We have fabricated an instrument designed to couple both the imaging process in scanning electron microscopy and the precise positioning of scanning probe microscopy. This microscope is comprised of a metallic field emitter that generates an electron beam with a minimal impingement diameter of approximately one nanometer. In particular, the sensitivity of the field emission current to local topographic variations on the specimen surface enables the microscope to achieve atomic vertical resolution.

Project Description
Our technique, which we call Near Field Emission Scanning Electron Microscopy (NFESEM) [1, 2], produces two simultaneously-generated images by raster-scanning the field emitter, placed at a distance of some ten nanometers above a sample surface via a piezoelectric device.
The preferred scanning mode consists of keeping the emitter-to-surface distance approximately constant (i.e. constant height mode) and allows simultaneous detection of the field emission (FE) current, in accordance with the surface topography, and the secondary electron (SE) yield. Our usage of the term SEs refer to electrons, which are ejected from the sample as a consequence of the beam of field-emitted electrons impinging on the surface. Both images, one from the FE current mapping and one from the SE current mapping, closely resemble each other indicating that the main contrast mechanism is the FE current variations due to the local surface topography. It is important to note that the FE current (I_FE) and the primary electron beam energy (E_P) are analogous to the tunneling current (I_T) and bias voltage (V_B) used in scanning tunneling microscopy (STM). The aim of this project is to demonstrate the feasibility of imaging complex surfaces, such as those obtained from molecular beam epitaxy (MBE) growth of monolayers (ML)s Fe on W (110), which display controlled roughness on a variety of lateral and vertical scales. Ultimately, we plan to use NFESEM for magnetic contrast imaging of thin films and surfaces [3].

Sample Preparation
The W (110) substrate was prepared using the following method: First the substrate was annealed at 1000°C for 30 min..

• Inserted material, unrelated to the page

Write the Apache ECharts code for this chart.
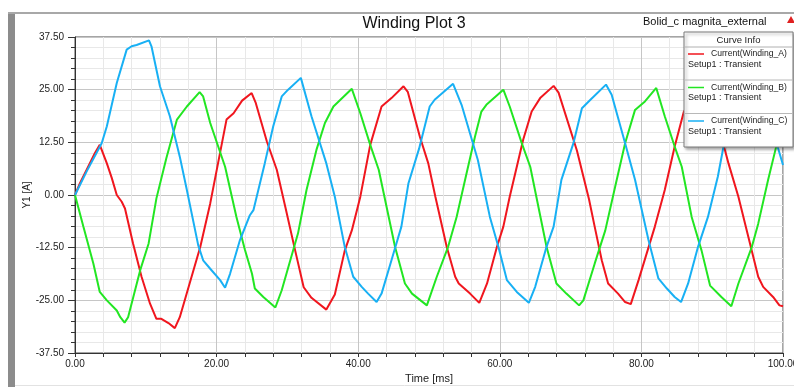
<!DOCTYPE html>
<html>
<head>
<meta charset="utf-8">
<script src="https://cdn.jsdelivr.net/npm/echarts@6/dist/echarts.min.js"></script>
<style>
html,body{margin:0;padding:0;background:#fff;}
#chart{width:794px;height:387px;}
</style>
</head>
<body>
<div id="chart"></div>
<script>
// ---- Data (time in ms, current in A) ----
var seriesNames = ['Current(Winding_A)', 'Current(Winding_B)', 'Current(Winding_C)'];
var setupLabel = 'Setup1 : Transient';
var seriesColors = ['#f0161e', '#22e622', '#18b0f4'];

var windingA = [
  [0,0],[0.7,2.8],[1.65,6],[2.8,9.9],[3.5,11.9],[4.5,7.5],[5.2,4],[5.9,0],[6.6,-1.6],[7.06,-3.2],
  [8.2,-11.5],[9.4,-19.4],[10.6,-25.8],[11.5,-29.4],[12.2,-29.4],[13.2,-30.4],[14.1,-31.6],[14.8,-29],
  [15.5,-25],[17.7,-12.3],[19.1,-2],[20.2,7.5],[21.4,17.9],[22.4,19.4],[23.6,22.4],[24.95,24.2],
  [25.5,22],[27.1,12.7],[28.5,6.0],[29.7,-2.8],[31.1,-13.2],[32.3,-21.9],[33.4,-24.4],[35.5,-27.2],
  [36.7,-23.6],[38.1,-13.2],[39.1,-8.4],[40.3,-0.4],[41.7,11.9],[43.3,21.0],[44.7,23.0],[46.4,25.8],
  [47.0,24.5],[48.7,13.9],[49.9,7.5],[50.9,-0.4],[52.5,-12.3],[53.7,-19.4],[54.2,-21.0],[55.8,-23.4],
  [57.1,-25.6],[58.2,-21.0],[59.6,-12.3],[60.5,-7.5],[61.4,-0.4],[63.3,13.1],[64.5,19.8],[65.7,23.0],
  [67.6,25.9],[68.3,24.3],[70.9,10.5],[72.6,-1],[73.4,-7.5],[74.4,-15.5],[75.3,-21.0],[76.7,-23.4],
  [77.7,-25.4],[78.5,-25.9],[79.6,-20.2],[81.9,-7.5],[83.3,1.2],[84.7,11.5],[86.0,19.8],[87.3,22.8],
  [89.0,25.5],[89.6,24],[91.6,11.9],[92.3,7.5],[93.7,-0.4],[95.1,-9.9],[96.5,-19.4],[97.2,-21.8],
  [98.6,-24.2],[99.5,-26.2],[100,-26.4]
];

var windingB = [
  [0,0],[1.18,-7.5],[2.6,-16.3],[3.5,-23.0],[4.5,-25.0],[5.9,-27.4],[6.4,-29.0],[7.0,-30.3],[7.5,-29.0],
  [9.2,-17.9],[10.4,-11.5],[11.5,-0.8],[12.9,8.7],[14.4,17.9],[15.8,21.0],[17.6,24.4],[18.1,23.4],
  [19.1,17.1],[21.2,6.7],[22.8,-5.2],[24.0,-13.0],[25.0,-18.7],[25.4,-22.2],[26.6,-24.2],[28.3,-26.7],
  [29.2,-22.6],[31.5,-9.1],[32.7,1.2],[34.1,10.7],[35.3,17.1],[36.5,21.0],[39.1,25.2],[40.3,19.4],
  [41.7,11.9],[42.9,6.0],[45.2,-12.3],[46.6,-21.0],[47.6,-23.4],[49.7,-26.2],[51.1,-19.4],[52.7,-12.3],
  [53.9,-5.2],[55.3,5.1],[56.5,13.9],[57.4,19.8],[58.1,21.4],[60.5,25.0],[61.4,21.0],[63.1,12.3],
  [64.3,6.7],[66.6,-12.3],[68.0,-21.0],[69.4,-23.4],[71.2,-26.2],[71.8,-25.0],[73.4,-16.3],[74.9,-8.4],
  [76.3,2.0],[77.7,12.3],[79.1,20.2],[80.5,22.2],[82.1,25.4],[83.3,18.7],[84.7,11.5],[85.7,6.7],
  [87.1,-5.2],[88.5,-13.2],[89.7,-21.5],[91.3,-24.2],[92.7,-26.4],[93.7,-21.0],[95.6,-12.3],[96.5,-6.8],
  [97.9,3.6],[99.1,11.9],[100,15]
];

var windingC = [
  [0,0],[1.65,5.6],[3.77,12.3],[4.5,16.3],[5.9,26.6],[7.3,34.5],[8.0,35.3],[8.7,35.6],[10.45,36.7],
  [10.8,35.3],[12.0,25.8],[13.4,18.7],[14.8,9.1],[15.8,1.2],[17.4,-11.9],[18.1,-15.5],[19.1,-17.5],
  [20.5,-20.2],[21.2,-22.0],[21.9,-18.7],[23.3,-10.7],[24.7,-4.8],[25.2,-3.6],[26.8,7.5],[28.0,16.3],
  [29.2,23.4],[30.1,25.0],[31.9,27.8],[33.4,18.7],[35.5,7.5],[36.7,-0.4],[38.1,-12.3],[39.3,-19.4],
  [40.5,-21.8],[41.4,-23.4],[42.6,-25.4],[43.3,-23.4],[44.7,-15.5],[46.1,-7.5],[47.1,2.8],[48.6,11],
  [50.1,21.0],[50.8,22.6],[53.4,26.4],[54.6,21.4],[56.9,8.3],[58.6,-5.2],[59.8,-12.3],[61.0,-20.2],
  [62.4,-23.0],[64.1,-25.6],[65.0,-21.8],[66.6,-12.3],[67.6,-7.5],[68.7,3.6],[70.4,12.3],[71.6,20.6],
  [72.8,22.6],[75.0,26.2],[75.8,23.8],[77.7,12.3],[79.1,3.6],[81.0,-10.7],[82.4,-19.8],[83.6,-22.2],
  [84.7,-24.2],[85.6,-25.4],[86.6,-21.0],[88.0,-12.3],[89.4,-5.2],[90.8,4.4],[91.6,11.5],[92.8,19.5],
  [94.0,22.5],[96.4,26.0],[97.1,24],[99.1,12.3],[100,7.1]
];

var seriesData = [windingA, windingB, windingC];

var chartTitle = 'Winding Plot 3';
var projectLabel = 'Bolid_c magnita_external';
var legendHeader = 'Curve Info';
var xAxisName = 'Time [ms]';
var yAxisName = 'Y1 [A]';

// ---- Chart ----
var FONT = '"Liberation Sans", Arial, sans-serif';
var chart = echarts.init(document.getElementById('chart'), null, {renderer: 'canvas'});

var legendGraphics = [];
var lgX = 684, lgY = 32, lgW = 109, lgH = 115;
legendGraphics.push({
  type: 'rect', shape: {x: lgX, y: lgY, width: lgW, height: lgH},
  style: {fill: '#fff', stroke: '#7a7a7a', lineWidth: 1, shadowBlur: 3, shadowOffsetX: 2, shadowOffsetY: 2, shadowColor: 'rgba(0,0,0,0.35)'},
  z: 100
});
legendGraphics.push({
  type: 'text', style: {text: legendHeader, x: lgX + lgW / 2, y: 40, align: 'center', verticalAlign: 'middle', font: '9.5px ' + FONT, fill: '#222'}, z: 101
});
legendGraphics.push({
  type: 'line', shape: {x1: lgX, y1: 47, x2: lgX + lgW, y2: 47}, style: {stroke: '#b0b0b0', lineWidth: 1}, z: 101
});
seriesNames.forEach(function (name, i) {
  var baseY = 54 + i * 33.5;
  legendGraphics.push({
    type: 'line', shape: {x1: 688, y1: baseY, x2: 704, y2: baseY}, style: {stroke: seriesColors[i], lineWidth: 1.5}, z: 101
  });
  legendGraphics.push({
    type: 'text', style: {text: name, x: 711, y: baseY, align: 'left', verticalAlign: 'middle', font: '8.6px ' + FONT, fill: '#222'}, z: 101
  });
  legendGraphics.push({
    type: 'text', style: {text: setupLabel, x: 688, y: baseY + 10.5, align: 'left', verticalAlign: 'middle', font: '9px ' + FONT, fill: '#222'}, z: 101
  });
  if (i < seriesNames.length - 1) {
    legendGraphics.push({
      type: 'line', shape: {x1: lgX, y1: baseY + 26, x2: lgX + lgW, y2: baseY + 26}, style: {stroke: '#b8b8b8', lineWidth: 1}, z: 101
    });
  }
});

var option = {
  animation: false,
  backgroundColor: '#fff',
  textStyle: {fontFamily: FONT},
  title: {
    text: chartTitle, left: 409, top: 11, textAlign: 'center',
    textStyle: {fontSize: 16, fontWeight: 'normal', color: '#111', fontFamily: FONT}
  },
  grid: {
    left: 75, right: 11, top: 37, bottom: 34,
    outerBoundsMode: 'none', containLabel: false,
    show: true, borderColor: '#4a4a4a', borderWidth: 1, backgroundColor: 'transparent'
  },
  xAxis: {
    type: 'value', min: 0, max: 100, interval: 20,
    name: xAxisName, nameLocation: 'middle', nameGap: 20, nameMoveOverlap: false,
    nameTextStyle: {fontSize: 11, color: '#222', fontFamily: FONT},
    axisLine: {show: true, onZero: false, lineStyle: {color: '#333', width: 1}},
    axisTick: {show: true, length: 4, lineStyle: {color: '#333'}},
    minorTick: {show: true, splitNumber: 5, length: 4, lineStyle: {color: '#333'}},
    splitLine: {show: true, lineStyle: {color: '#c6c6c6', width: 1}},
    minorSplitLine: {show: true, lineStyle: {color: '#e8e8e8', width: 1}},
    axisLabel: {fontSize: 10, color: '#222', margin: 6, fontFamily: FONT, formatter: function (v) { return v.toFixed(2); }}
  },
  yAxis: {
    type: 'value', min: -37.5, max: 37.5, interval: 12.5,
    name: yAxisName, nameLocation: 'middle', nameGap: 43, nameRotate: 90, nameMoveOverlap: false,
    nameTextStyle: {fontSize: 10, color: '#222', fontFamily: FONT},
    axisLine: {show: true, onZero: false, lineStyle: {color: '#333', width: 1}},
    axisTick: {show: true, length: 7, lineStyle: {color: '#333'}},
    minorTick: {show: true, splitNumber: 5, length: 4, lineStyle: {color: '#333'}},
    splitLine: {show: true, lineStyle: {color: '#c6c6c6', width: 1}},
    minorSplitLine: {show: true, lineStyle: {color: '#e8e8e8', width: 1}},
    axisLabel: {fontSize: 10, color: '#222', margin: 11, fontFamily: FONT, formatter: function (v) { return v.toFixed(2); }}
  },
  series: seriesNames.map(function (name, i) {
    return {
      name: name, type: 'line', data: seriesData[i], showSymbol: false, symbol: 'none',
      lineStyle: {color: seriesColors[i], width: 2}, itemStyle: {color: seriesColors[i]},
      clip: true, z: 3
    };
  }),
  graphic: [
    {type: 'rect', shape: {x: 8, y: 12, width: 7, height: 375}, style: {fill: '#8c8c8c'}, z: 50},
    {type: 'line', shape: {x1: 8, y1: 13, x2: 794, y2: 13}, style: {stroke: '#a8a8a8', lineWidth: 2}, z: 50},
    {type: 'line', shape: {x1: 15, y1: 385.5, x2: 794, y2: 385.5}, style: {stroke: '#e2e2e2', lineWidth: 1}, z: 50},
    {type: 'text', style: {text: projectLabel, x: 643, y: 22, align: 'left', verticalAlign: 'middle', font: '11px ' + FONT, fill: '#111'}, z: 50},
    {type: 'polygon', shape: {points: [[791, 16], [787, 23], [795, 23]]}, style: {fill: '#e02020'}, z: 50}
  ].concat(legendGraphics)
};
chart.setOption(option);
</script>
</body>
</html>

Next oxygen was introduced into the vacuum chamber at a pressure of 4.0 x 10^-8 mbar for 30 min., in order to bind with the omnipresent carbon that migrates to the surface from the bulk.
This was followed by an additional annealing in an oxygen free atmosphere for 30 min.. The substrate was then flashed at a series of temperatures up to ~2000°C, in order to remove residual CO and CO₂ [4], before finally being flashed at 1700°C and cooled. Clean surfaces are very important for providing well-defined substrates for epitaxial growth of high quality overlayers.
Ultrathin films of iron have been subsequently grown by UHV MBE. Fig. 1 shows the topography of two epitaxial layers with different thicknesses, recorded by standard STM. The Fe grows, in this thickness regime (1.8 MLs in fig.1a, 1.1 MLs in Fig.1b), approximately layer-by-layer, meaning that the next layer does not start to grow before the previous one is completed. The layer-by-layer growth is only approximate: more than one layer is observed in a single image, as shown in figure 1, note the patches with various brightnesses.

Results and Comparison with STM
After growth, the samples were transported to the scanning Kerr microscope chamber for magnetic measurements. Longitudinal magneto-optical Kerr effect (MOKE) detected a square hysteresis loop for a magnetic field applied along the easy in-plane direction. No hysteresis was detected for samples with a thickness less than 2 MLs.
Both NFESEM and STM were performed on selected Fe coated samples, see e.g. figures 2 and 3. Although major features of the surface can be observed in the raw NFESEM images, the images were enhanced to reveal more contrast by correcting for the tilt of the sample [3]. The samples shown in figure 2 and 3 consist of 1.8 and 3.2 MLs of iron, respectively. In both images, we recognize at least four levels of contrast, indicating the presence of three Fe layers on top of a, still visible, W (110) substrate (the darkest regions). This can clearly be observed by the color-coded contour mapping of the topography in fig. 3b, depicted in fig. 3c. Here, the color spectrum ranges from "dark blue," indicating the W (110) substrate, to "dark red," which is the highest point on the surface (~ 3.2 MLs).
figure 4 shows the high spatial resolution imaging capabilities of NFESEM, as it is compared to a subsequent STM image performed in the same scan area. There are two large scratches, most-likely due to the substrate polishing procedure, which help to identify the same locations in all three images. The sample consists of 1.1 MLs of Fe -MBE grown- on a W (110) substrate, in accordance with the aforementioned procedure. The arrow indicates the location of some iron islands on a terrace. Most importantly, the precision of the subsequent scans show that drift does not significantly alter the scan area, when converting from NFESEM to STM.